TASK TO CARRY OUT » Each line below should be retyped exactly, with no pictures.

-- BEGIN DATASET SECTION --

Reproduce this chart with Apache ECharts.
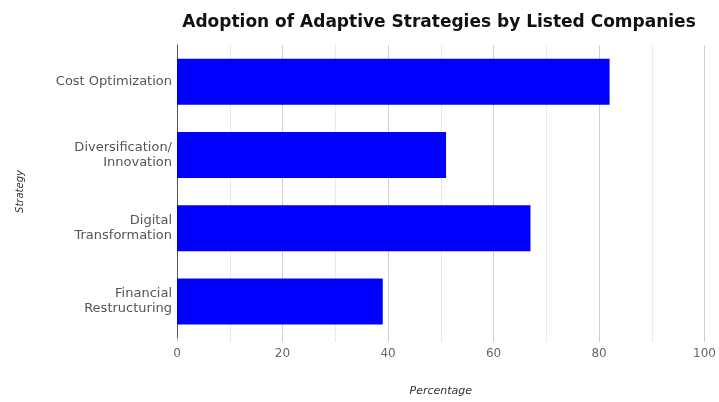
<!DOCTYPE html>
<html>
<head>
<meta charset="utf-8">
<script src="https://cdn.jsdelivr.net/npm/echarts@6/dist/echarts.min.js"></script>
<style>
  html, body { margin: 0; padding: 0; background: #fff; }
  #chart { width: 719px; height: 402px; }
</style>
</head>
<body>
<div id="chart"></div>
<script>
// Strategies, listed top to bottom
const strategies = [
  'Cost Optimization',
  'Diversification/\nInnovation',
  'Digital\nTransformation',
  'Financial\nRestructuring'
];
// Share of companies adopting each strategy (%)
const adoption = [82, 51, 67, 39];
const xTicks = [0, 20, 40, 60, 80, 100];

const chart = echarts.init(document.getElementById('chart'));
const font = '"DejaVu Sans", Verdana, sans-serif';

chart.setOption({
  animation: false,
  title: {
    text: 'Adoption of Adaptive Strategies by Listed Companies',
    left: 434,
    top: 9,
    textAlign: 'center',
    textStyle: { fontFamily: font, fontSize: 17, fontWeight: 'bold', color: '#111' }
  },
  grid: { left: 177, right: 8, top: 45, bottom: 64 },
  xAxis: {
    type: 'value',
    min: xTicks[0],
    max: xTicks[xTicks.length - 1],
    interval: 20,
    name: 'Percentage',
    nameLocation: 'middle',
    nameGap: 48,
    nameTextStyle: { fontFamily: font, fontSize: 11, fontStyle: 'italic', color: '#333' },
    axisLine: { show: false },
    axisTick: { show: true, length: 4, lineStyle: { color: '#ccc' } },
    minorTick: { show: true, splitNumber: 2, length: 4, lineStyle: { color: '#e6e6e6' } },
    axisLabel: { fontFamily: font, fontSize: 12, color: '#666', margin: 10 },
    splitLine: { show: true, lineStyle: { color: '#cfcfcf', width: 1 } },
    minorSplitLine: { show: true, lineStyle: { color: '#ebebeb', width: 1 } }
  },
  yAxis: {
    type: 'category',
    data: strategies,
    inverse: true,
    name: 'Strategy',
    nameLocation: 'middle',
    nameGap: 152,
    nameTextStyle: { fontFamily: font, fontSize: 10, fontStyle: 'italic', color: '#333' },
    axisLine: { show: true, lineStyle: { color: '#555', width: 1 } },
    axisTick: { show: false },
    axisLabel: { fontFamily: font, fontSize: 13, color: '#555', margin: 5, lineHeight: 15, align: 'right' },
    splitLine: { show: false }
  },
  series: [{
    type: 'bar',
    data: adoption,
    barWidth: 46,
    itemStyle: { color: '#0000FF' }
  }]
});
</script>
</body>
</html>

-- END DATASET SECTION --

TASK OUTPUT »
Reproduce this chart with Apache ECharts.
<!DOCTYPE html>
<html>
<head>
<meta charset="utf-8">
<script src="https://cdn.jsdelivr.net/npm/echarts@6/dist/echarts.min.js"></script>
<style>
  html, body { margin: 0; padding: 0; background: #fff; }
  #chart { width: 719px; height: 402px; }
</style>
</head>
<body>
<div id="chart"></div>
<script>
// Strategies, listed top to bottom
const strategies = [
  'Cost Optimization',
  'Diversification/\nInnovation',
  'Digital\nTransformation',
  'Financial\nRestructuring'
];
// Share of companies adopting each strategy (%)
const adoption = [82, 51, 67, 39];
const xTicks = [0, 20, 40, 60, 80, 100];

const chart = echarts.init(document.getElementById('chart'));
const font = '"DejaVu Sans", Verdana, sans-serif';

chart.setOption({
  animation: false,
  title: {
    text: 'Adoption of Adaptive Strategies by Listed Companies',
    left: 434,
    top: 9,
    textAlign: 'center',
    textStyle: { fontFamily: font, fontSize: 17, fontWeight: 'bold', color: '#111' }
  },
  grid: { left: 177, right: 8, top: 45, bottom: 64 },
  xAxis: {
    type: 'value',
    min: xTicks[0],
    max: xTicks[xTicks.length - 1],
    interval: 20,
    name: 'Percentage',
    nameLocation: 'middle',
    nameGap: 48,
    nameTextStyle: { fontFamily: font, fontSize: 11, fontStyle: 'italic', color: '#333' },
    axisLine: { show: false },
    axisTick: { show: true, length: 4, lineStyle: { color: '#ccc' } },
    minorTick: { show: true, splitNumber: 2, length: 4, lineStyle: { color: '#e6e6e6' } },
    axisLabel: { fontFamily: font, fontSize: 12, color: '#666', margin: 10 },
    splitLine: { show: true, lineStyle: { color: '#cfcfcf', width: 1 } },
    minorSplitLine: { show: true, lineStyle: { color: '#ebebeb', width: 1 } }
  },
  yAxis: {
    type: 'category',
    data: strategies,
    inverse: true,
    name: 'Strategy',
    nameLocation: 'middle',
    nameGap: 152,
    nameTextStyle: { fontFamily: font, fontSize: 10, fontStyle: 'italic', color: '#333' },
    axisLine: { show: true, lineStyle: { color: '#555', width: 1 } },
    axisTick: { show: false },
    axisLabel: { fontFamily: font, fontSize: 13, color: '#555', margin: 5, lineHeight: 15, align: 'right' },
    splitLine: { show: false }
  },
  series: [{
    type: 'bar',
    data: adoption,
    barWidth: 46,
    itemStyle: { color: '#0000FF' }
  }]
});
</script>
</body>
</html>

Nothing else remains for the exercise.